-- BEGIN DATA FOR THE TASK --
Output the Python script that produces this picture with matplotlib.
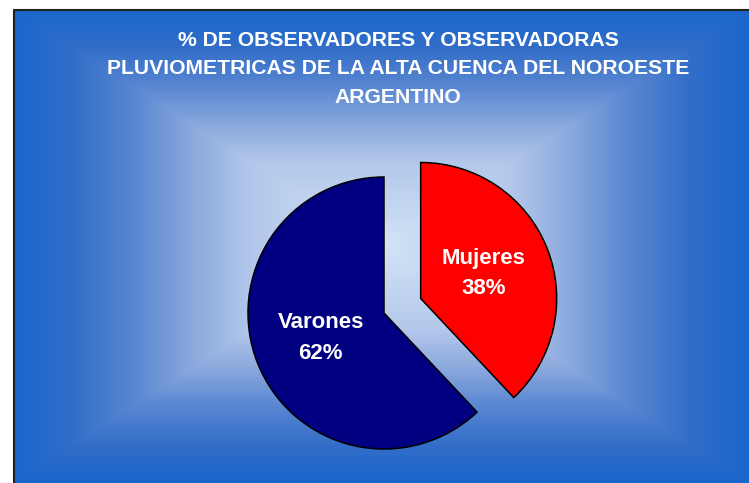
import numpy as np
import matplotlib
matplotlib.use("Agg")
import matplotlib.pyplot as plt

# ****Datos del grafico****
categorias = ["Mujeres", "Varones"]
porcentajes = [38, 62]
colores = ["#FF0000", "#000080"]
titulo = ("% DE OBSERVADORES Y OBSERVADORAS\n"
          "PLUVIOMETRICAS DE LA ALTA CUENCA DEL NOROESTE\n"
          "ARGENTINO")

W, H = 749, 483
plt.rcParams['font.family'] = ['Liberation Sans', 'DejaVu Sans']

fig = plt.figure(figsize=(W / 100, H / 100), dpi=100)
ax = fig.add_axes([0, 0, 1, 1])
ax.set_xlim(0, W)
ax.set_ylim(0, H)
ax.axis('off')

# ****Fondo con degradado rectangular desde el centro****
x0, x1, y_top = 14, W, 10
cx, cy = (x0 + x1) / 2, (y_top + H) / 2
hw, hh = (x1 - x0) / 2, (H - y_top) / 2
xs = np.arange(x0, x1) + 0.5
ys = np.arange(y_top, H) + 0.5
gx, gy = np.meshgrid(xs, ys)
t = np.maximum(np.abs(gx - cx) / hw, np.abs(gy - cy) / hh)
t = np.clip(t, 0, 1)
# paradas del degradado (centro -> borde)
paradas = [0, 0.35, 0.51, 0.67, 0.84, 1.0]
tonos = np.array([[210, 228, 246], [180, 200, 235], [140, 170, 222],
                  [90, 135, 210], [50, 110, 200], [25, 102, 204]]) / 255
img = np.stack([np.interp(t, paradas, tonos[:, k]) for k in range(3)], axis=-1)
ax.imshow(img, extent=(x0, x1, 0, H - y_top), origin='upper', aspect='auto', zorder=0)
ax.plot([x0, x0, x1], [0, H - y_top, H - y_top], color='#222222', lw=1.5, zorder=1)

# ****Torta****
radio = 136
etiquetas = [f"{c}\n{p}%" for c, p in zip(categorias, porcentajes)]
wedges, textos = ax.pie(porcentajes, colors=colores, labels=etiquetas,
                        startangle=90, counterclock=False,
                        explode=[0.29 * radio, 0], center=(384, H - 313), radius=radio,
                        labeldistance=0.5,
                        wedgeprops=dict(edgecolor='black', linewidth=1.1),
                        textprops=dict(color='white', fontsize=16, fontweight='bold'))
for tx in textos:
    tx.set_ha('center')
    tx.set_va('center')
    tx.set_linespacing(1.58)
    tx.set_zorder(5)

ax.set_xlim(0, W)
ax.set_ylim(0, H)
ax.set_aspect('auto')

ax.text(398, H - 69, titulo, ha='center', va='center', multialignment='center',
        color='white', fontsize=15.2, fontweight='bold', linespacing=1.62, zorder=5)

fig.savefig("out.png", dpi=100)
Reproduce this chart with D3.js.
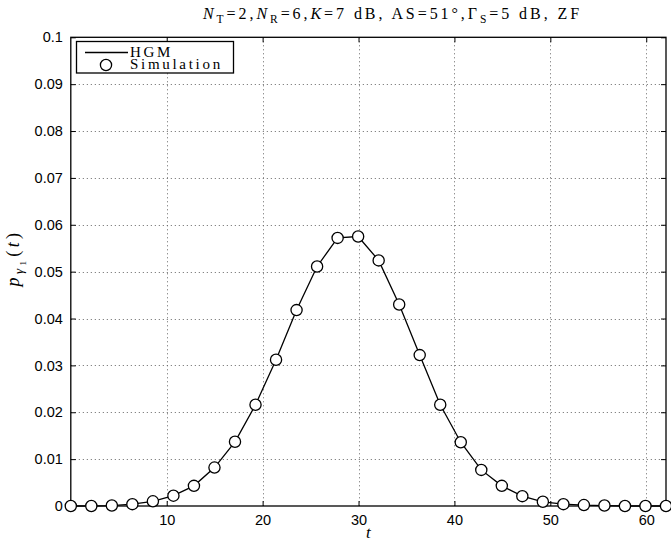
-- END DATA FOR THE TASK --
GOAL
Using the material above, retype each entry exactly and omit the pictures.

TASK OUTPUT
Output the Python script that produces this picture with matplotlib.
import numpy as np
import matplotlib
matplotlib.use("Agg")
import matplotlib.pyplot as plt

# ****Datos del grafico****
categorias = ["Mujeres", "Varones"]
porcentajes = [38, 62]
colores = ["#FF0000", "#000080"]
titulo = ("% DE OBSERVADORES Y OBSERVADORAS\n"
          "PLUVIOMETRICAS DE LA ALTA CUENCA DEL NOROESTE\n"
          "ARGENTINO")

W, H = 749, 483
plt.rcParams['font.family'] = ['Liberation Sans', 'DejaVu Sans']

fig = plt.figure(figsize=(W / 100, H / 100), dpi=100)
ax = fig.add_axes([0, 0, 1, 1])
ax.set_xlim(0, W)
ax.set_ylim(0, H)
ax.axis('off')

# ****Fondo con degradado rectangular desde el centro****
x0, x1, y_top = 14, W, 10
cx, cy = (x0 + x1) / 2, (y_top + H) / 2
hw, hh = (x1 - x0) / 2, (H - y_top) / 2
xs = np.arange(x0, x1) + 0.5
ys = np.arange(y_top, H) + 0.5
gx, gy = np.meshgrid(xs, ys)
t = np.maximum(np.abs(gx - cx) / hw, np.abs(gy - cy) / hh)
t = np.clip(t, 0, 1)
# paradas del degradado (centro -> borde)
paradas = [0, 0.35, 0.51, 0.67, 0.84, 1.0]
tonos = np.array([[210, 228, 246], [180, 200, 235], [140, 170, 222],
                  [90, 135, 210], [50, 110, 200], [25, 102, 204]]) / 255
img = np.stack([np.interp(t, paradas, tonos[:, k]) for k in range(3)], axis=-1)
ax.imshow(img, extent=(x0, x1, 0, H - y_top), origin='upper', aspect='auto', zorder=0)
ax.plot([x0, x0, x1], [0, H - y_top, H - y_top], color='#222222', lw=1.5, zorder=1)

# ****Torta****
radio = 136
etiquetas = [f"{c}\n{p}%" for c, p in zip(categorias, porcentajes)]
wedges, textos = ax.pie(porcentajes, colors=colores, labels=etiquetas,
                        startangle=90, counterclock=False,
                        explode=[0.29 * radio, 0], center=(384, H - 313), radius=radio,
                        labeldistance=0.5,
                        wedgeprops=dict(edgecolor='black', linewidth=1.1),
                        textprops=dict(color='white', fontsize=16, fontweight='bold'))
for tx in textos:
    tx.set_ha('center')
    tx.set_va('center')
    tx.set_linespacing(1.58)
    tx.set_zorder(5)

ax.set_xlim(0, W)
ax.set_ylim(0, H)
ax.set_aspect('auto')

ax.text(398, H - 69, titulo, ha='center', va='center', multialignment='center',
        color='white', fontsize=15.2, fontweight='bold', linespacing=1.62, zorder=5)

fig.savefig("out.png", dpi=100)
Reproduce this chart with D3.js.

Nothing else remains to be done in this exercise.